In the 1970s novelist Jerry Pournelle coined the phrase "Survival with Style".
In a series of essays (later collected as a book " A Step Further Out.")
Pournelle examined the challenges faced by the 1970s.
He points out the 'Sustainability' is a zero sum game which would eventually trap our species on this planet with dwindling resources.
Pournelle offers that:
a) Technology fixes problems of food production, and pollution,
b) The only thing inhibiting technology solving our problems is energy.
Given the oil crisis of the 70s he was obviously concerned about future contraints on fossil fuels, he concluded that nuclear was an excellent medium term solution.
The insanely suicidal aspect of the environmental Apocalypse cult is that it seeks to make us financially and energy poor at the same time. While raping our environment to produce useless windmills and seas of solar panels, which cause further environment degradation.

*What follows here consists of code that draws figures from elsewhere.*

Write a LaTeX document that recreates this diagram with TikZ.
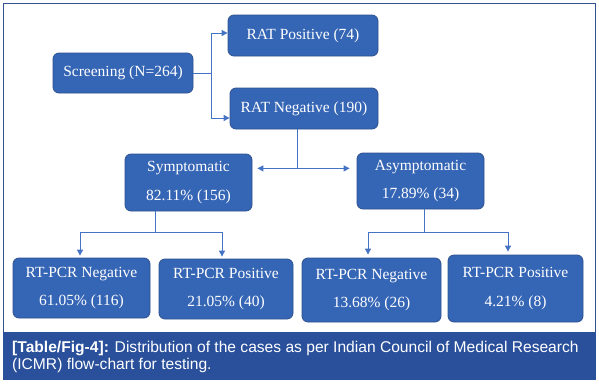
\documentclass[tikz,border=0pt]{standalone}
\usepackage{fontspec}
\setmainfont{Liberation Serif}
\newfontfamily\capfont{Liberation Sans}
\usetikzlibrary{arrows.meta,calc}
\definecolor{boxfill}{RGB}{53,101,181}
\definecolor{boxline}{RGB}{47,82,143}
\definecolor{conn}{RGB}{68,114,196}
\definecolor{frame}{RGB}{47,82,143}
\definecolor{capband}{RGB}{42,80,155}
\tikzset{
  fbox/.style={draw=boxline, line width=0.8pt, fill=boxfill, rounded corners=6pt,
    text=white, align=center, inner sep=0pt,
    font=\fontsize{15.5}{28.5}\selectfont},
  arr/.style={draw=conn, line width=0.9pt, -{Triangle[length=6pt,width=6pt]}},
  ln/.style={draw=conn, line width=0.9pt},
}
\begin{document}
\begin{tikzpicture}[x=1pt,y=-1pt]
\useasboundingbox (0,0) rectangle (599,383);
\draw[frame, line width=1pt] (3,332) -- (3,3) -- (595,3) -- (595,332);
\fill[capband] (3,332) rectangle (596,380);
\node[anchor=north west, text=white, inner sep=0pt, align=left,
  font=\capfont\fontsize{15.6}{17}\selectfont] (cap) at (12,341)
  {\textbf{[Table/Fig-4]:} Distribution of the cases as per Indian Council of Medical Research\\(ICMR) flow-chart for testing.};

\node[fbox, minimum width=140pt, minimum height=40pt] (scr) at (123,73) {Screening (N=264)};
\node[fbox, minimum width=150pt, minimum height=41pt] (pos) at (303,35.5) {RAT Positive (74)};
\node[fbox, minimum width=148pt, minimum height=41pt] (neg) at (304,108.5) {RAT Negative (190)};
\node[fbox, minimum width=127pt, minimum height=57pt] (sym) at (188.5,182.5) {Symptomatic\\82.11\% (156)};
\node[fbox, minimum width=127pt, minimum height=56pt] (asym) at (420.5,181) {Asymptomatic\\17.89\% (34)};
\node[fbox, minimum width=137pt, minimum height=60pt] (n1) at (81.5,288) {RT-PCR Negative\\61.05\% (116)};
\node[fbox, minimum width=134pt, minimum height=60pt] (p1) at (226,289) {RT-PCR Positive\\21.05\% (40)};
\node[fbox, minimum width=139pt, minimum height=64pt] (n2) at (371.5,290) {RT-PCR Negative\\13.68\% (26)};
\node[fbox, minimum width=135pt, minimum height=67pt] (p2) at (515.5,288.5) {RT-PCR Positive\\4.21\% (8)};

% screening split
\coordinate (j1) at ($(scr.east)+(18,0)$);
\draw[ln] (scr.east) -- (j1);
\draw[arr] (j1) |- ([yshift=2.5pt]pos.west);
\draw[arr] (j1) |- ([yshift=-9.5pt]neg.west);

% RAT negative split
\coordinate (j2) at ($(neg.south)+(-7,39)$);
\draw[ln] ([xshift=-7pt]neg.south) -- (j2);
\draw[arr, shorten >=5pt] (j2) -- (j2 -| sym.east);
\draw[arr, shorten >=7pt] (j2) -- (j2 -| asym.west);

% symptomatic split
\coordinate (j3) at ($(sym.south)+(-33.5,21)$);
\draw[ln] ([xshift=-33.5pt]sym.south) -- (j3);
\draw[ln] ([xshift=-1.5pt]n1.north |- j3) -- ([xshift=-4pt]p1.north |- j3);
\draw[arr, shorten >=2pt] ([xshift=-1.5pt]n1.north |- j3) -- ([xshift=-1.5pt]n1.north);
\draw[arr, shorten >=2pt] ([xshift=-4pt]p1.north |- j3) -- ([xshift=-4pt]p1.north);

% asymptomatic split
\coordinate (j4) at ($(asym.south)+(3.5,23)$);
\draw[ln] ([xshift=3.5pt]asym.south) -- (j4);
\draw[ln] ([xshift=-3.5pt]n2.north |- j4) -- ([xshift=-7.5pt]p2.north |- j4);
\draw[arr, shorten >=3pt] ([xshift=-3.5pt]n2.north |- j4) -- ([xshift=-3.5pt]n2.north);
\draw[arr, shorten >=3pt] ([xshift=-7.5pt]p2.north |- j4) -- ([xshift=-7.5pt]p2.north);
\end{tikzpicture}
\end{document}
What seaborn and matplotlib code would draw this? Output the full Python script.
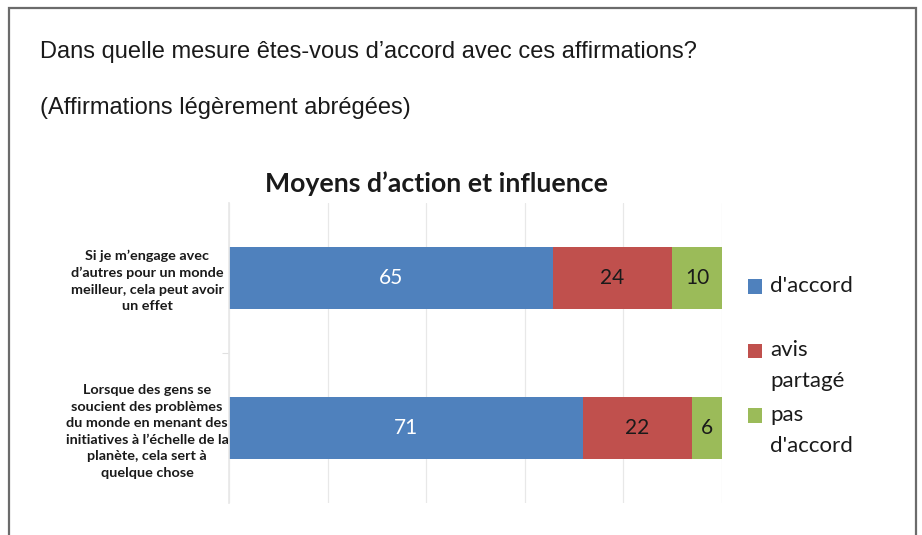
import pandas as pd
import seaborn as sns
import matplotlib.pyplot as plt
from matplotlib.patches import Patch, Rectangle
from matplotlib.legend_handler import HandlerPatch

## Data
statements = ["Si je m’engage avec\nd’autres pour un monde\nmeilleur, cela peut avoir\nun effet",
              "Lorsque des gens se\nsoucient des problèmes\ndu monde en menant des\ninitiatives à l’échelle de la\nplanète, cela sert à\nquelque chose"]
agree = [65, 71]
mixed = [24, 22]
disagree = [10, 6]
series_cols = ["agree", "mixed", "disagree"]
series_names = ["d'accord\n", "avis\npartagé", "pas\nd'accord"]
colors = ["#4F81BD", "#C0504D", "#9BBB59"]

df = pd.DataFrame({"statement": statements, "agree": agree,
                   "mixed": mixed, "disagree": disagree})

# 100% stacked bars: every row is scaled to its own total
share = df[series_cols].div(df[series_cols].sum(axis=1), axis=0) * 100
cum = share.cumsum(axis=1)

sns.set_theme(style="white")
plt.rcParams['font.family'] = ['Lato', 'DejaVu Sans']

fig = plt.figure(figsize=(9.22, 5.35), dpi=100)
ax = fig.add_axes([0.2484, 0.0598, 0.5347, 0.5607])

# draw the cumulative bars longest first so the shorter ones sit on top
for col, color in zip(reversed(series_cols), reversed(colors)):
    sns.barplot(x=cum[col], y=df["statement"], orient="h", color=color,
                saturation=1, width=0.41, linewidth=0, ax=ax)

# value labels in the middle of each segment
for i in range(len(df)):
    for col in series_cols:
        left = cum.loc[i, col] - share.loc[i, col]
        ax.text(left + share.loc[i, col] / 2, i, str(df.loc[i, col]),
                ha="center", va="center", fontsize=15,
                color="white" if col == "agree" else "#1a1a1a")

ax.set_xlim(0, 100)
ax.set_ylim(1.5, -0.5)
ax.set_xticks(range(0, 101, 20))
ax.xaxis.grid(True, color="#e8e8e8", lw=0.9)
ax.set_axisbelow(True)
ax.tick_params(axis="x", length=0, labelbottom=False)
ax.set_xlabel("")
ax.set_ylabel("")
for s in ["top", "right", "bottom"]:
    ax.spines[s].set_visible(False)
ax.spines["left"].set_color("#e8e8e8")

ax.set_yticks([0.5], minor=True)
ax.tick_params(axis="y", which="minor", left=True, length=5, width=0.8, color="#e0e0e0")
ax.tick_params(axis="y", which="major", length=0, pad=59)
for lbl in ax.get_yticklabels():
    lbl.set_ha("center")
    lbl.set_fontsize(10.4)
    lbl.set_fontweight("bold")
    lbl.set_color("#1a1a1a")
    lbl.set_linespacing(1.45)


# legend texts are centred on the handle; move the handle up to the first line
class FirstLineHandler(HandlerPatch):
    def __init__(self, lift):
        super().__init__()
        self.lift = lift

    def create_artists(self, legend, orig_handle, xdescent, ydescent,
                       width, height, fontsize, trans):
        return super().create_artists(legend, orig_handle, xdescent,
                                      ydescent - self.lift, width, height,
                                      fontsize, trans)


handles = [Patch(facecolor=c, edgecolor="none") for c in colors]
leg = fig.legend(handles, series_names, loc="upper left",
                 bbox_to_anchor=(748 / 922, 1 - 276 / 535),
                 frameon=False, borderpad=0, borderaxespad=0,
                 fontsize=16, handlelength=0.64, handleheight=0.64,
                 handletextpad=0.36, labelspacing=0.62,
                 handler_map={Patch: FirstLineHandler(10.8)})
for t in leg.get_texts():
    t.set_linespacing(1.67)
    t.set_color("#1a1a1a")

## Slide text
fig.text(40 / 922, 1 - 52 / 535, "Dans quelle mesure êtes-vous d’accord avec ces affirmations?",
         family="Liberation Sans", fontsize=17, ha="left", va="center", color="#1a1a1a")
fig.text(40 / 922, 1 - 108 / 535, "(Affirmations légèrement abrégées)",
         family="Liberation Sans", fontsize=17, ha="left", va="center", color="#1a1a1a")
fig.text(436 / 922, 1 - 184 / 535, "Moyens d’action et influence",
         fontsize=19.2, fontweight="bold", ha="center", va="center", color="#1a1a1a")

# slide border, open at the bottom edge of the picture
fig.patches.append(Rectangle((9 / 922, -0.1), 907 / 922, 1 - 8 / 535 + 0.1,
                             transform=fig.transFigure, fill=False,
                             ec="#6b6b6b", lw=1.6))

fig.savefig("out.png", dpi=100)
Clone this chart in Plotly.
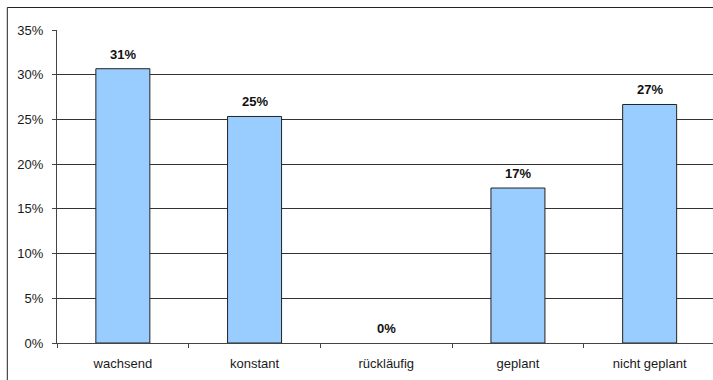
import plotly.graph_objects as go

# Survey shares per category (percent)
categories = ["wachsend", "konstant", "rückläufig", "geplant", "nicht geplant"]
shares = [30.67, 25.33, 0.0, 17.33, 26.67]
y_ticks = [0, 5, 10, 15, 20, 25, 30, 35]
y_tick_labels = [f"{t}%" for t in y_ticks]

W, H = 713, 380
left, top, bottom = 57, 30, 37
plot_w = W - left
plot_h = H - top - bottom
cat_px = 131.7
x_hi = -0.5 + plot_w / cat_px

font_family = "Liberation Sans, Arial, sans-serif"
font_size = 13

fig = go.Figure()
fig.add_trace(go.Bar(
    x=categories,
    y=shares,
    width=0.41,
    marker=dict(color="#99CCFF",
                line=dict(color="#222222", width=[1 if v > 0 else 0 for v in shares])),
    hoverinfo="skip",
))

# value labels above the bars
for c, v in zip(categories, shares):
    fig.add_annotation(
        x=c, y=v, text=f"<b>{round(v)}%</b>", showarrow=False,
        yanchor="bottom", yshift=5,
        font=dict(family=font_family, size=font_size, color="#111111"),
    )

# outer frame of the chart (left and top edges inside the page)
frame_x = (7.3 - left) / plot_w
frame_y = 1 + (top - 7.5) / plot_h
fig.add_shape(type="line", xref="paper", yref="paper",
              x0=frame_x, x1=frame_x, y0=-(bottom + 5) / plot_h, y1=frame_y,
              line=dict(color="#222222", width=1))
fig.add_shape(type="line", xref="paper", yref="paper",
              x0=frame_x, x1=1.05, y0=frame_y, y1=frame_y,
              line=dict(color="#222222", width=1))

fig.update_layout(
    width=W, height=H,
    margin=dict(l=left, r=0, t=top, b=bottom),
    paper_bgcolor="white", plot_bgcolor="white",
    showlegend=False,
    font=dict(family=font_family, size=font_size, color="#1a1a1a"),
)
fig.update_xaxes(
    range=[-0.5, x_hi],
    tickson="boundaries", ticks="outside", ticklen=4, tickcolor="#444444",
    showline=True, linecolor="#444444", linewidth=1,
    showgrid=False, zeroline=False, fixedrange=True,
    ticklabelstandoff=8,
)
fig.update_yaxes(
    range=[0, 35],
    tickvals=y_ticks, ticktext=y_tick_labels,
    ticks="outside", ticklen=4, tickcolor="#444444",
    showline=True, linecolor="#444444", linewidth=1,
    showgrid=True, gridcolor="#333333", gridwidth=1,
    zeroline=False, fixedrange=True,
    ticklabelstandoff=6,
)

fig.write_html("out.html", config={"displayModeBar": False})
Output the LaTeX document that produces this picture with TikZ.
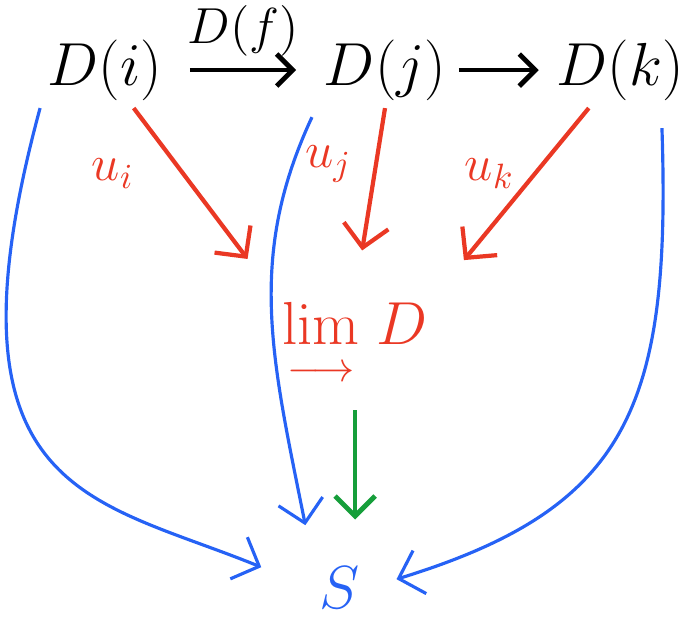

Not sure I agree that "the only thing inhibiting technology solving our problems is energy". That implies that progress is inevitable, provided we keep expanding energy consumption. History seems to suggest this is backwards: energy consumption increase is a byproduct of technological process, and not always a byproduct thereof. Many innovations, such as the heavy plow and new ways to produce steel, DECREASED the amount of energy consumed in a task, freeing that energy to be used elsewhere.
The idea that "technology" and "electricity" are the same is a peculiarly modern one, and one that I think is holding us back. Electric power remains new and exciting, so it gets the press, but there are many other areas in which technological innovation can improve our lives.